If you had to pick three elements that make up a smart city, what would they be?
I would choose the three elements of life: the air we breathe (and the pollution we pump up, which causes climate change), the water we drink, that sustains life, and the food we eat.
When and where do you think the first 100 per cent smart city will be?
It depends on how you measure “smartness”. If all you see in smartness is digital equipment, then that is clearly not smart enough. A smart city has to be smart for the Earth, for communities, for relationships. We need to create it in the next 10 years, because we really only have 10 years to avoid the devastation of the planet.
How do you see the city of the future?
For me, anything ideal has to be embedded in the life of ecosystems and in the limits of ecological renewal.
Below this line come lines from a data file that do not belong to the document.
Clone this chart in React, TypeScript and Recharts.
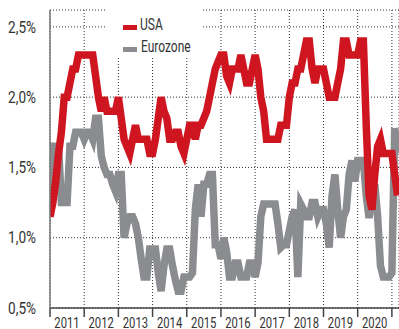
import { LineChart, Line, XAxis, YAxis, CartesianGrid, Legend } from 'recharts';

// Monthly core inflation, % y/y, starting January 2011
const usa = [
	1.15, 1.25, 1.4, 1.6, 1.75, 2.0, 2.0, 2.1, 2.2, 2.2, 2.3, 2.3,
	2.3, 2.3, 2.3, 2.3, 2.15, 2.0, 1.9, 2.0, 1.9, 1.9, 1.9, 1.9,
	2.0, 1.85, 1.7, 1.65, 1.6, 1.7, 1.8, 1.7, 1.7, 1.7, 1.7, 1.6,
	1.6, 1.7, 1.85, 2.0, 1.9, 1.85, 1.7, 1.7, 1.75, 1.75, 1.65, 1.6,
	1.7, 1.8, 1.8, 1.7, 1.8, 1.8, 1.85, 1.9, 2.0, 2.1, 2.2, 2.25,
	2.3, 2.3, 2.15, 2.1, 2.2, 2.2, 2.2, 2.3, 2.2, 2.1, 2.1, 2.2,
	2.3, 2.2, 2.0, 1.9, 1.7, 1.7, 1.7, 1.7, 1.7, 1.8, 1.8, 1.8,
	2.0, 2.1, 2.1, 2.2, 2.2, 2.3, 2.4, 2.4, 2.2, 2.1, 2.2, 2.2,
	2.2, 2.1, 2.0, 2.0, 2.0, 2.1, 2.2, 2.4, 2.4, 2.3, 2.3, 2.3,
	2.3, 2.4, 2.4, 1.8, 1.3, 1.2, 1.45, 1.65, 1.7, 1.6, 1.6, 1.6,
	1.6, 1.45, 1.3,
];

const eurozone = [
	1.3, 1.65, 1.65, 1.65, 1.25, 1.25, 1.25, 1.65, 1.65, 1.75, 1.75, 1.75,
	1.7, 1.75, 1.75, 1.7, 1.85, 1.85, 1.58, 1.5, 1.45, 1.45, 1.38, 1.33,
	1.45, 1.45, 1.0, 1.1, 1.15, 1.15, 1.1, 1.0, 0.85, 0.72, 0.72, 0.92,
	0.92, 0.92, 0.75, 0.62, 0.8, 0.92, 0.92, 0.8, 0.7, 0.62, 0.62, 0.72,
	0.72, 0.72, 0.75, 1.2, 1.38, 1.15, 1.38, 1.38, 1.45, 1.45, 0.95, 0.95,
	0.85, 1.0, 0.9, 0.72, 0.72, 0.82, 0.82, 0.72, 0.72, 0.72, 0.82, 0.82,
	0.72, 0.82, 1.15, 1.24, 1.24, 1.24, 1.24, 1.24, 1.1, 0.93, 0.95, 0.95,
	1.05, 1.15, 1.2, 0.72, 1.24, 1.2, 1.15, 1.15, 1.25, 1.25, 1.15, 1.2,
	1.2, 1.1, 0.93, 1.3, 1.45, 1.2, 1.0, 1.15, 1.2, 1.45, 1.55, 1.4,
	1.55, 1.55, 1.55, 1.3, 1.14, 1.3, 1.38, 1.15, 0.8, 0.72, 0.72, 0.72,
	0.75, 1.78, 1.6,
];

const years = ['2011', '2012', '2013', '2014', '2015', '2016', '2017', '2018', '2019', '2020', '2021'];
const yTicks = [0.5, 1.0, 1.5, 2.0, 2.5];

const RED = '#cf1620';
const GREY = '#8a8c8f';
const FONT = "Roboto, 'DejaVu Sans', sans-serif";

const data = usa.map((v, i) => ({ month: i, usa: v, eurozone: eurozone[i] }));
const xTicks = years.map((_, i) => i * 12);

// narrow type: regular glyphs squeezed horizontally
function NarrowText({ x, y, size, squeeze, anchor = 'start', dy, children }: any) {
	return (
		<text
			transform={`translate(${x},${y}) scale(${squeeze},1)`}
			dy={dy}
			textAnchor={anchor}
			fontSize={size}
			fill="#333"
			fontFamily={FONT}
		>
			{children}
		</text>
	);
}

// year label sits in the middle of its 12-month span
function YearTick({ x, y, payload }: any) {
	const idx = payload.value / 12;
	if (idx >= years.length - 1) return null;
	return (
		<NarrowText x={x + 17} y={y} dy="0.72em" size={15} squeeze={0.75} anchor="middle">
			{years[idx]}
		</NarrowText>
	);
}

function PercentTick({ x, y, payload }: any) {
	const label = payload.value.toFixed(1).replace('.', ',') + '%';
	return (
		<NarrowText x={x} y={y} dy="0.36em" size={16} squeeze={0.85} anchor="end">
			{label}
		</NarrowText>
	);
}

function LegendBox() {
	return (
		<svg width={94} height={58}>
			<rect x={16} y={25} width={14} height={5} fill={RED} />
			<NarrowText x={33} y={30} size={16} squeeze={0.75}>USA</NarrowText>
			<rect x={16} y={47} width={14} height={5} fill={GREY} />
			<NarrowText x={34} y={52} size={16} squeeze={0.75}>Eurozone</NarrowText>
		</svg>
	);
}

export default function App() {
	return (
		<div style={{ position: 'absolute', left: 0, top: 0, width: 399, height: 329, background: '#fff' }}>
			<LineChart width={399} height={329} data={data} margin={{ top: 10, right: 0, bottom: 0, left: 0 }}>
				<CartesianGrid stroke="#333" strokeDasharray="1 2" />
				<XAxis
					dataKey="month"
					type="number"
					domain={[0, 122.5]}
					allowDataOverflow
					ticks={xTicks}
					interval={0}
					height={21}
					tickSize={9}
					tickMargin={0}
					tick={<YearTick />}
					axisLine={{ stroke: '#444', strokeWidth: 1.5 }}
					tickLine={{ stroke: '#444', strokeWidth: 1.5 }}
				/>
				<YAxis
					type="number"
					domain={[0.5, 2.62]}
					allowDataOverflow
					ticks={yTicks}
					interval={0}
					width={50}
					tickLine={false}
					tickMargin={8}
					axisLine={{ stroke: '#777', strokeWidth: 1.5 }}
					tick={<PercentTick />}
				/>
				<Legend
					layout="vertical"
					align="center"
					verticalAlign="middle"
					content={<LegendBox />}
					wrapperStyle={{ left: 107, top: 0, width: 94, height: 58, background: '#fff' }}
				/>
				<Line
					type="linear"
					dataKey="eurozone"
					stroke={GREY}
					strokeWidth={7.5}
					dot={false}
					isAnimationActive={false}
				/>
				<Line
					type="linear"
					dataKey="usa"
					stroke={RED}
					strokeWidth={7.5}
					dot={false}
					isAnimationActive={false}
				/>
			</LineChart>
		</div>
	);
}
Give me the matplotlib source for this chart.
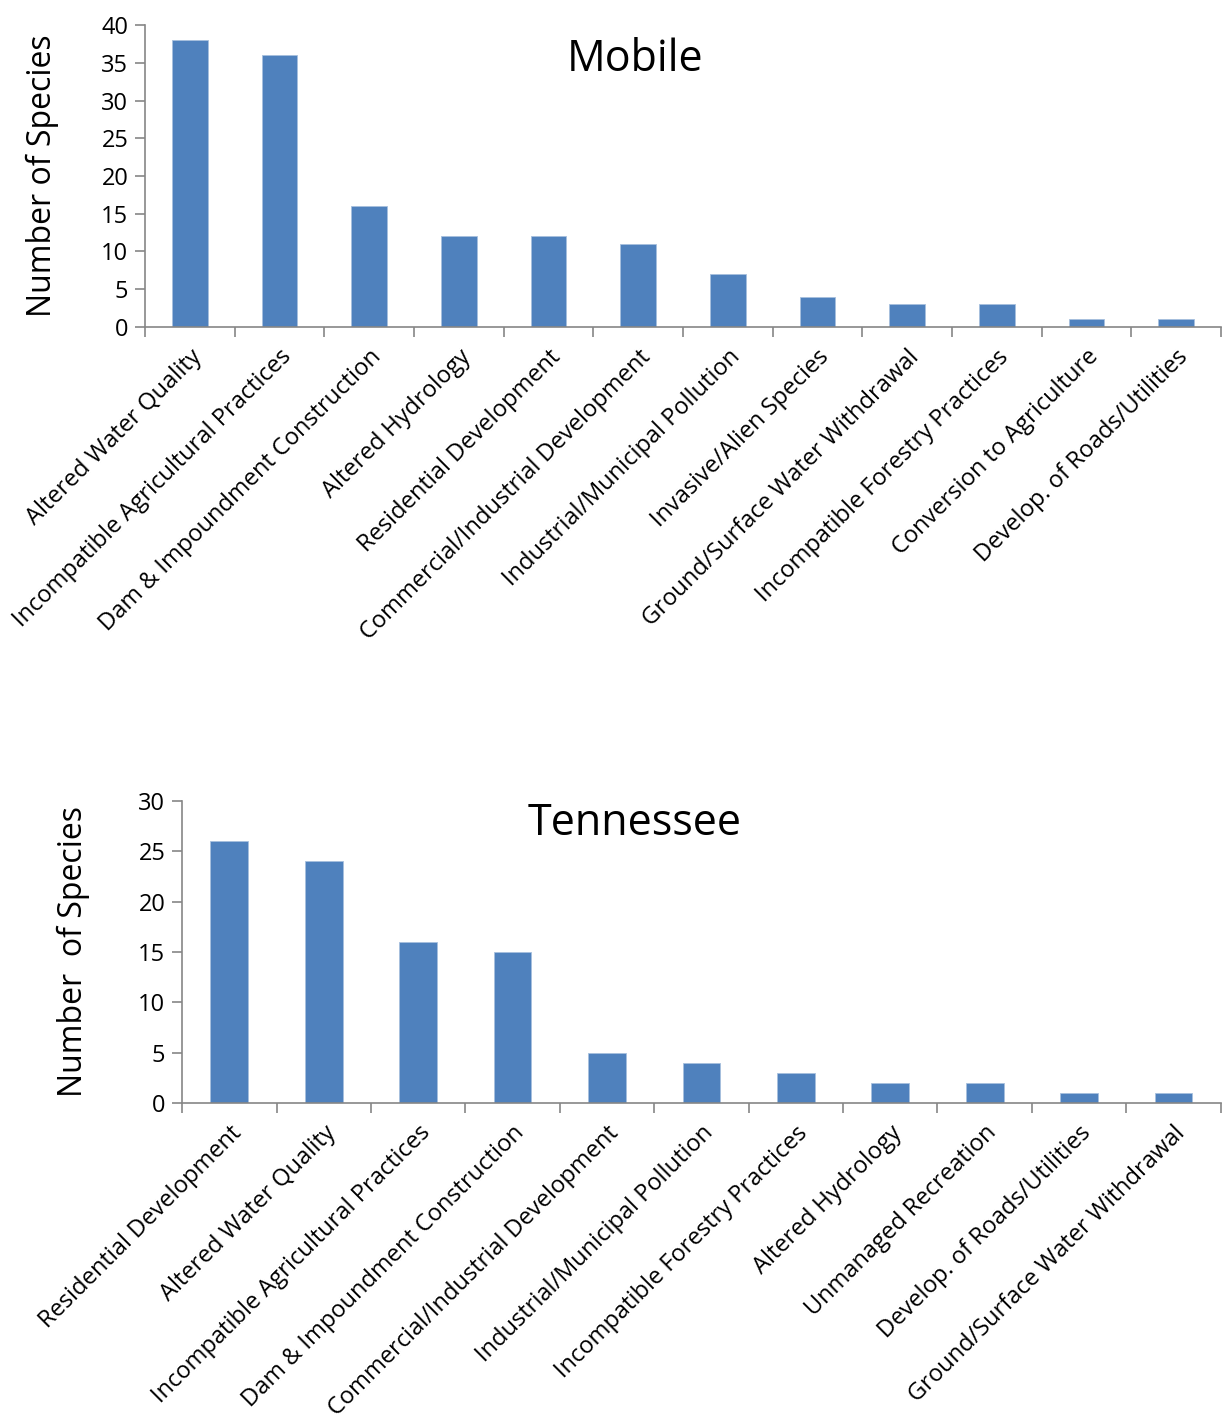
import matplotlib.pyplot as plt
import numpy as np

plt.rcParams['font.family'] = ['Open Sans', 'DejaVu Sans']

mobile_threats = ['Altered Water Quality', 'Incompatible Agricultural Practices',
                  'Dam & Impoundment Construction', 'Altered Hydrology',
                  'Residential Development', 'Commercial/Industrial Development',
                  'Industrial/Municipal Pollution', 'Invasive/Alien Species',
                  'Ground/Surface Water Withdrawal', 'Incompatible Forestry Practices',
                  'Conversion to Agriculture', 'Develop. of Roads/Utilities']
mobile_counts = [38, 36, 16, 12, 12, 11, 7, 4, 3, 3, 1, 1]

tenn_threats = ['Residential Development', 'Altered Water Quality',
                'Incompatible Agricultural Practices', 'Dam & Impoundment Construction',
                'Commercial/Industrial Development', 'Industrial/Municipal Pollution',
                'Incompatible Forestry Practices', 'Altered Hydrology',
                'Unmanaged Recreation', 'Develop. of Roads/Utilities',
                'Ground/Surface Water Withdrawal']
tenn_counts = [26, 24, 16, 15, 5, 4, 3, 2, 2, 1, 1]

bar_color = '#4F81BD'
axis_grey = '#868686'

fig = plt.figure(figsize=(12.22, 14.21), dpi=100)


def draw(ax, names, counts, ymax, title, tx, ty, ylabel, lab_x):
    x = np.arange(len(names))
    ax.bar(x, counts, width=0.4, color=bar_color, edgecolor='#A7C0DE', linewidth=0.6)
    ax.set_xlim(-0.5, len(names) - 0.5)
    ax.set_ylim(0, ymax)
    ax.set_yticks(np.arange(0, ymax + 1, 5))
    ax.set_xticks(x)
    ax.set_xticklabels(names, rotation=45, ha='right', rotation_mode='anchor', fontsize=17)
    ax.set_xticks(np.arange(-0.5, len(names)), minor=True)
    ax.tick_params(axis='x', which='major', length=0, pad=13)
    ax.tick_params(axis='x', which='minor', length=7, color=axis_grey, width=1.2)
    ax.tick_params(axis='y', length=7, color=axis_grey, width=1.2, labelsize=17, pad=5)
    for s in ['top', 'right']:
        ax.spines[s].set_visible(False)
    for s in ['left', 'bottom']:
        ax.spines[s].set_color(axis_grey)
        ax.spines[s].set_linewidth(1.2)
    ax.set_ylabel(ylabel, fontsize=23)
    ax.yaxis.set_label_coords(lab_x, 0.5)
    ax.text(tx, ty, title, transform=ax.transAxes, ha='center', va='center', fontsize=31)


ax1 = fig.add_axes([0.1187, 0.7699, 0.8805, 0.2125])
draw(ax1, mobile_threats, mobile_counts, 40, 'Mobile', 0.455, 0.884,
     'Number of Species', -0.08)

ax2 = fig.add_axes([0.149, 0.2238, 0.85, 0.2125])
draw(ax2, tenn_threats, tenn_counts, 30, 'Tennessee', 0.4356, 0.924,
     'Number  of Species', -0.089)

plt.savefig('out.png', dpi=100)
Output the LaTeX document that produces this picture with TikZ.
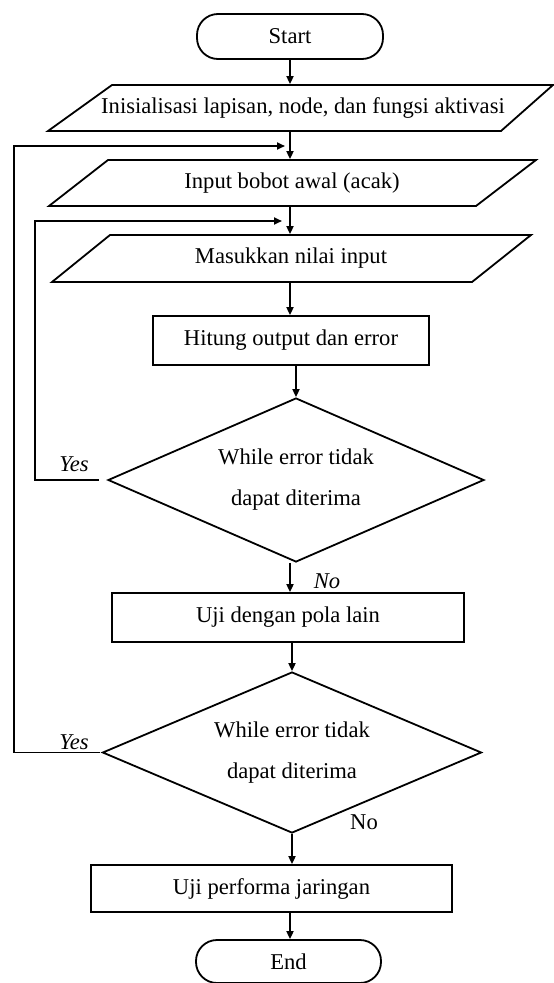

A city of the future will have to make a major contribution to the people who live in that city and all of the people in rural areas, in faraway places, who sustain that city.
How are we doing in reaching full sustainability?
The Intergovernmental Panel on Climate Change, the Intergovernmental Science-Policy Platform on Biodiversity and Ecosystem Services and all the major panels with thousands of scientists behind them are telling us that we have 10 years to reach sustainability. If we don't and we continue to do business as usual – based on long-distance transport, on fossil fuels, on chemicals made from fossil fuels, on killing birds and bees and leading to thousands of people dying every year – then in 100 years we will be extinct. So we have 10 years to avoid extinction.
What should big companies do; how can they take a lead?
Every company, big and small, has to assess the social and ecological impact of their actions – and the bigger they are, the more responsibility they carry.